On Tue, Aug 23, 2011 at 06:04:39AM -0400, Christos Zoulas wrote:
> Module Name: src
> Committed By: christos
> Date: Tue Aug 23 10:04:39 UTC 2011
>
> Modified Files:
> src/bin/sh: expand.c
>
> Log Message:
> PR/45269: Andreas Gustafsson: Instead of falling off the edge when eating
> trailing newlines
> if the block has moved, arrange so that trailing newlines are never placed in
> the string
> in the first place, by accumulating them and adding them only after we've
> encountered a
> non-newline character. This allows also for more efficient appending since we
> know how much
> we need beforehand.

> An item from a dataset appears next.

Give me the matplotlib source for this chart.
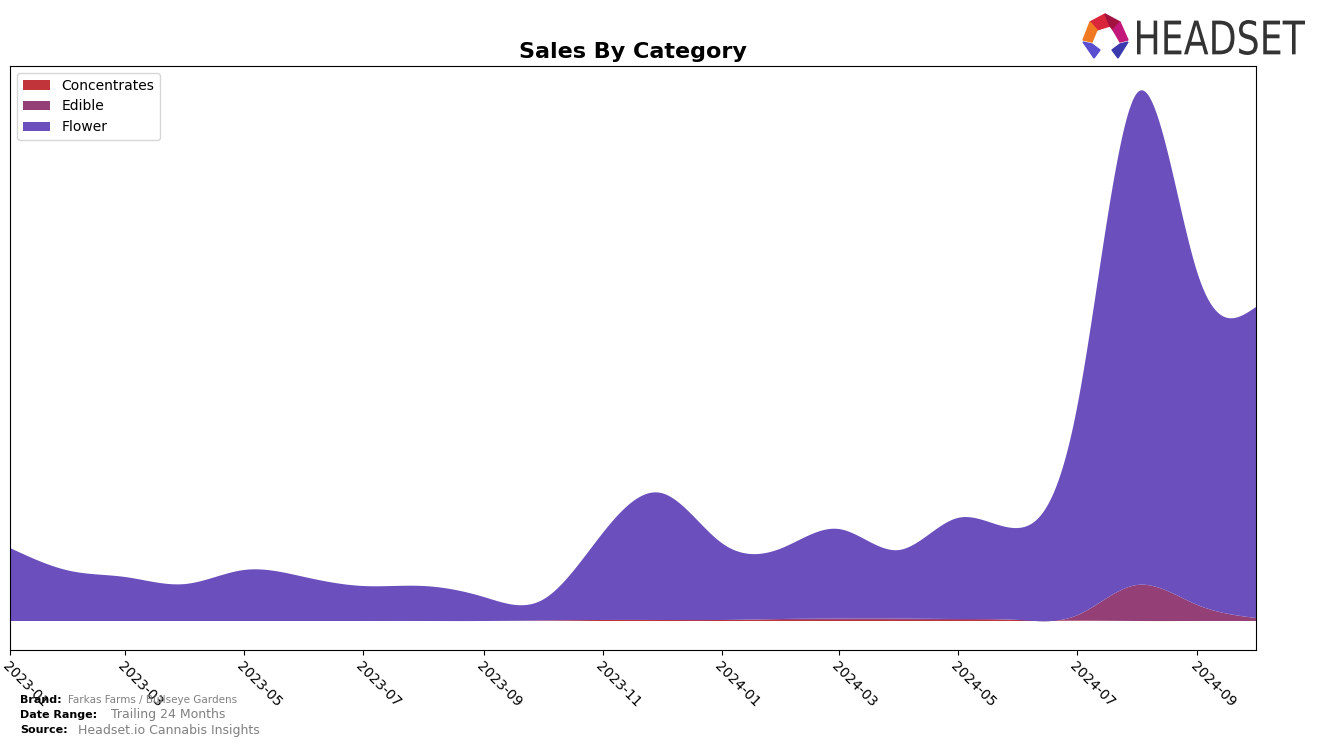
import numpy as np
import pandas as pd
import matplotlib
matplotlib.use("Agg")
import matplotlib.pyplot as plt
import matplotlib.dates as mdates
from matplotlib.patches import Polygon, PathPatch
from matplotlib.textpath import TextPath
from matplotlib.font_manager import FontProperties
from matplotlib.transforms import Affine2D

# monthly sales (arbitrary units)
months = pd.date_range("2023-01-01", "2024-10-01", freq="MS")
concentrates = [0, 0, 0, 0, 0, 0, 0, 0, 0, 0.5, 1, 1, 1, 1, 1, 1, 1, 1, 0.5, 0, 0, 0]
edible = [0, 0, 0, 0, 0, 0, 0, 0, 0, 0, 0, 0, 0, 1, 1.5, 1.5, 1, 0, 5, 36, 16, 3]
total = [73, 50, 44, 37, 51, 44, 35, 35, 24, 21, 88, 128, 78, 73, 92, 71, 103, 93, 211, 528, 348, 314]
flower = [t - c - e for t, c, e in zip(total, concentrates, edible)]

categories = ["Concentrates", "Edible", "Flower"]
colors = ["#C0343A", "#944076", "#6A4FBD"]


def natural_spline(x, y, xs):
    x = np.asarray(x, float)
    y = np.asarray(y, float)
    n = len(x)
    h = np.diff(x)
    A = np.zeros((n, n))
    b = np.zeros(n)
    A[0, 0] = A[-1, -1] = 1
    for i in range(1, n - 1):
        A[i, i - 1] = h[i - 1]
        A[i, i] = 2 * (h[i - 1] + h[i])
        A[i, i + 1] = h[i]
        b[i] = 3 * ((y[i + 1] - y[i]) / h[i] - (y[i] - y[i - 1]) / h[i - 1])
    c = np.linalg.solve(A, b)
    idx = np.clip(np.searchsorted(x, xs) - 1, 0, n - 2)
    dx = xs - x[idx]
    hi = h[idx]
    bb = (y[idx + 1] - y[idx]) / hi - hi * (2 * c[idx] + c[idx + 1]) / 3
    dd = (c[idx + 1] - c[idx]) / (3 * hi)
    return y[idx] + bb * dx + c[idx] * dx ** 2 + dd * dx ** 3


xnum = mdates.date2num(months)
xs = np.linspace(xnum[0], xnum[-1], 800)
series = [natural_spline(xnum, s, xs) for s in (concentrates, edible, flower)]

fig = plt.figure(figsize=(13.2, 7.46), dpi=100)
ax = fig.add_axes([0.0076, 0.1287, 0.9439, 0.7828])

ax.stackplot(mdates.num2date(xs), *series, labels=categories, colors=colors)

ax.set_xlim(months[0], months[-1])
ax.set_ylim(-29, 555)
ax.set_yticks([])
ax.xaxis.set_major_locator(mdates.MonthLocator(bymonth=[1, 3, 5, 7, 9, 11]))
ax.xaxis.set_major_formatter(mdates.DateFormatter("%Y-%m"))
plt.setp(ax.get_xticklabels(), rotation=-45, ha="left", rotation_mode="anchor", fontsize=10)

ax.set_title("Sales By Category", fontsize=16, fontweight="bold")
ax.legend(loc="upper left", fontsize=10)

# footer
fig.text(0.015, 0.0617, "Brand:", fontsize=8, fontweight="bold", va="center")
fig.text(0.0515, 0.0617, "Farkas Farms / Bullseye Gardens", fontsize=7.5, color="gray", va="center")
fig.text(0.015, 0.0416, "Date Range:", fontsize=8, fontweight="bold", va="center")
fig.text(0.084, 0.0416, "Trailing 24 Months", fontsize=9, color="gray", va="center")
fig.text(0.015, 0.0214, "Source:", fontsize=8, fontweight="bold", va="center")
fig.text(0.059, 0.0214, "Headset.io Cannabis Insights", fontsize=9, color="gray", va="center")

# logo
W, H = 1320, 746
def P(pts, color):
    fig.patches.append(Polygon([(x / W, 1 - y / H) for x, y in pts], closed=True,
                               transform=fig.transFigure, color=color, zorder=5))

P([(1090, 22), (1105, 14), (1110, 26), (1097, 30)], "#D9263A")
P([(1105, 14), (1120, 22), (1113, 30), (1110, 26)], "#A3123F")
P([(1120, 22), (1128, 40), (1120, 42), (1113, 30)], "#C2187A")
P([(1090, 22), (1097, 30), (1092, 42), (1083, 40)], "#F07A22")
P([(1083, 42), (1092, 44), (1100, 50), (1094, 58)], "#5A4FD0")
P([(1128, 42), (1120, 44), (1112, 50), (1118, 58)], "#3A3AAE")

# logo word, squeezed into its box (pixels 1137..1305 x 20..55)
tp = TextPath((0, 0), "HEADSET", size=40, prop=FontProperties(family="DejaVu Sans"))
ext = tp.get_extents()
x0, x1, ytop, ybot = 1137, 1305, 20, 55
sx = (x1 - x0) / ext.width / W
sy = (ybot - ytop) / ext.height / H
tr = Affine2D().translate(-ext.x0, -ext.y0).scale(sx, sy).translate(x0 / W, 1 - ybot / H)
fig.patches.append(PathPatch(tr.transform_path(tp), transform=fig.transFigure,
                             color="#333333", lw=0, zorder=5))

fig.savefig("out.png", dpi=100)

From FreeBSD.
>
I'm not sure the old netbsd code is wrong - after the fix in rev 1.68
(netbsd 3 timescales).
All the values used when stripping the newlines should be valid.

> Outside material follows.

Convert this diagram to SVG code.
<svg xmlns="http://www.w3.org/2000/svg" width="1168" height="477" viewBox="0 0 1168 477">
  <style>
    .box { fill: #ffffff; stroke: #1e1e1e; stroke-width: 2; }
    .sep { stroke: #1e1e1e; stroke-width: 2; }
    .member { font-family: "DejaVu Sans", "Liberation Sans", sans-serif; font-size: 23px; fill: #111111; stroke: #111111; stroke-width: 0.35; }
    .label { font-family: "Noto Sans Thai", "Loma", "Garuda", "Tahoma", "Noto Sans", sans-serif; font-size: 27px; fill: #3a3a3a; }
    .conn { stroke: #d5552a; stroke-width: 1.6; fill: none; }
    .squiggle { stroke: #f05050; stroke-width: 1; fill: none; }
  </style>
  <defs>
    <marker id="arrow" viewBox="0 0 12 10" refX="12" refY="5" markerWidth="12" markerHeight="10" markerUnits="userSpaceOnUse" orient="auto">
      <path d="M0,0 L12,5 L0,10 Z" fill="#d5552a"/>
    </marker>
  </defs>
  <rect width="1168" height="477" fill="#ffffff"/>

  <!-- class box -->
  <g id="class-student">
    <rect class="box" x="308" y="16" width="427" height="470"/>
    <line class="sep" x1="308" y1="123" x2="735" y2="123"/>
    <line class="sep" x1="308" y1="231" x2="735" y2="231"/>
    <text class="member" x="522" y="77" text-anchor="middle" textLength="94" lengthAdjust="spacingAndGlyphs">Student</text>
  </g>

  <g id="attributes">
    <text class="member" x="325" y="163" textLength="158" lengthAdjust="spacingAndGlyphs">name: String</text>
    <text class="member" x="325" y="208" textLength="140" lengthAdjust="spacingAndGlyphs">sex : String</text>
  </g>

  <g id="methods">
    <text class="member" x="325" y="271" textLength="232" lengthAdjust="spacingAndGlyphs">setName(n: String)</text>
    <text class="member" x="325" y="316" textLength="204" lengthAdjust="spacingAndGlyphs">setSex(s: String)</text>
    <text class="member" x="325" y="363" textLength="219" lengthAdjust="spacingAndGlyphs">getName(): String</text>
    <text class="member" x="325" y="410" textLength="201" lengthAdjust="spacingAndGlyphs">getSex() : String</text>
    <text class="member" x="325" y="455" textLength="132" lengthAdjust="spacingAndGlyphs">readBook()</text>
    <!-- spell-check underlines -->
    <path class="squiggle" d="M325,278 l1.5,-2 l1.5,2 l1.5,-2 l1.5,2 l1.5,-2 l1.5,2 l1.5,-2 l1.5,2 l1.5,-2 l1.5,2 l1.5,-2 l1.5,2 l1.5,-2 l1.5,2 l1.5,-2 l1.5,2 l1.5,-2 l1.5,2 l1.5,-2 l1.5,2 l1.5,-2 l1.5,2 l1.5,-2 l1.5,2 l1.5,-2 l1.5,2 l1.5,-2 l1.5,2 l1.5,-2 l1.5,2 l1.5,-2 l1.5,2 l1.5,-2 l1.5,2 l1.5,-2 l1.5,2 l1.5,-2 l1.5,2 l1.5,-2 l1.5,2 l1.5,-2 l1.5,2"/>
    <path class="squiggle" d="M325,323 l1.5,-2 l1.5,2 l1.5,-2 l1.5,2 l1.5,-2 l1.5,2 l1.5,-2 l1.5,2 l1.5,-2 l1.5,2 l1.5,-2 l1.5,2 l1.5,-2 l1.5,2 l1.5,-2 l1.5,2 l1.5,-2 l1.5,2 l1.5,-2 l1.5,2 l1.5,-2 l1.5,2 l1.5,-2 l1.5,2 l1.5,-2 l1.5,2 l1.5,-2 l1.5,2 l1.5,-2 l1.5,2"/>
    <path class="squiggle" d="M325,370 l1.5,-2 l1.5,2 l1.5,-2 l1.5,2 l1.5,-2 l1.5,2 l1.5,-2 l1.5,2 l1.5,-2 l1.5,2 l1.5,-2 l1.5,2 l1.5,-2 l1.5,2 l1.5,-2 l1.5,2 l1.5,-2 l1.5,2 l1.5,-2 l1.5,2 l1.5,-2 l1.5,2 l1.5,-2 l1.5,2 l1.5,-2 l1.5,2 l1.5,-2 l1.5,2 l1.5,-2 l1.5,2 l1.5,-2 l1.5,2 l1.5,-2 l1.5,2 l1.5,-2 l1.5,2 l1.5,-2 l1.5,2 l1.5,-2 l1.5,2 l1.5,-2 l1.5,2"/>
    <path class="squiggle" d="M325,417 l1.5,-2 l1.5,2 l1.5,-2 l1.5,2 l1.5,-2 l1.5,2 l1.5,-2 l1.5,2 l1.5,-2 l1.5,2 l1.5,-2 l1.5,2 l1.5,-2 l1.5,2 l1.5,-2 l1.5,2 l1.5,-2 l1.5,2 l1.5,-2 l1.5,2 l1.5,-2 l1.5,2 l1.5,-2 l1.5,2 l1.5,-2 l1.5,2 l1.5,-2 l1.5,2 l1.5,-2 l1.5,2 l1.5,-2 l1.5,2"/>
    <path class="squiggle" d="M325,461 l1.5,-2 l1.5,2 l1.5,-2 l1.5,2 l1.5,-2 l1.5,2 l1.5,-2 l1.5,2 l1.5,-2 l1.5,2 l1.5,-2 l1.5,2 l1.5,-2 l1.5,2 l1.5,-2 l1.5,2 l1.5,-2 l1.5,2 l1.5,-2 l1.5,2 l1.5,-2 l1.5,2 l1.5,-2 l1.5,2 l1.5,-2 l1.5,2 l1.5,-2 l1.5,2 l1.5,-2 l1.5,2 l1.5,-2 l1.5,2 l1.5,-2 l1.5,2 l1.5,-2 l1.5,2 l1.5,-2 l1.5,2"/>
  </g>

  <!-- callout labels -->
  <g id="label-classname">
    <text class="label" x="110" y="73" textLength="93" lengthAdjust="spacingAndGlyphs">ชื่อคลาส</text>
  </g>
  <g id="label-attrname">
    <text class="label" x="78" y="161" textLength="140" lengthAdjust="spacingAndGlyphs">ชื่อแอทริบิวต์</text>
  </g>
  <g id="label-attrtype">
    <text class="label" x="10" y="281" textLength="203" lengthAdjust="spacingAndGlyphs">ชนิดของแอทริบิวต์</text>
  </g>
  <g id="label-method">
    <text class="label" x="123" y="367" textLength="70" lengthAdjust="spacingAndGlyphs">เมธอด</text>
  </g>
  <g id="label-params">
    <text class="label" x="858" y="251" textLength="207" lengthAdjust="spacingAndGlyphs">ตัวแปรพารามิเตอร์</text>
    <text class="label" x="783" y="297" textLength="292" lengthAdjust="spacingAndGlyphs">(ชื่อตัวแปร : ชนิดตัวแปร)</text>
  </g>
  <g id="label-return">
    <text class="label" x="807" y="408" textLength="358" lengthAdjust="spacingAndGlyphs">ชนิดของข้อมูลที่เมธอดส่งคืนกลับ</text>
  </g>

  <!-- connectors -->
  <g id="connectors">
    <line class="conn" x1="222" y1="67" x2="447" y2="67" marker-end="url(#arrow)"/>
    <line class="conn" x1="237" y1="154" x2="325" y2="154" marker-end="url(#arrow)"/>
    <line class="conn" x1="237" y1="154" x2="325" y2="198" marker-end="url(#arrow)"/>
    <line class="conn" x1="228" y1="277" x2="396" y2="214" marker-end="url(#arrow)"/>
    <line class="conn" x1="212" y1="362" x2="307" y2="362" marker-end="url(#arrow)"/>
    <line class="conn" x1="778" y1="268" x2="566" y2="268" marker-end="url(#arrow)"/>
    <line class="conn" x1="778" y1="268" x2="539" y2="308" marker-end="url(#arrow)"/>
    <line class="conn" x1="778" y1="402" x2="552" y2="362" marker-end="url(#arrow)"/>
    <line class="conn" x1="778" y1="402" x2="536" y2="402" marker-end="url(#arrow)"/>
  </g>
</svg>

Maybe there is something iffy with the sequence points in some of
the earlier code - or gcc is just getting them wrong.
The string buffer being extended shouldn't make a difference - even
if it isn't the last fragment of the heap list.
I've done a test with rev 1.84 and got the string extended while adding the
output from $(...) and it was ok - but I'm using a much older gcc.
I think it might be worth looking as the asm output from gcc for
a compilation that is known to get it wrong.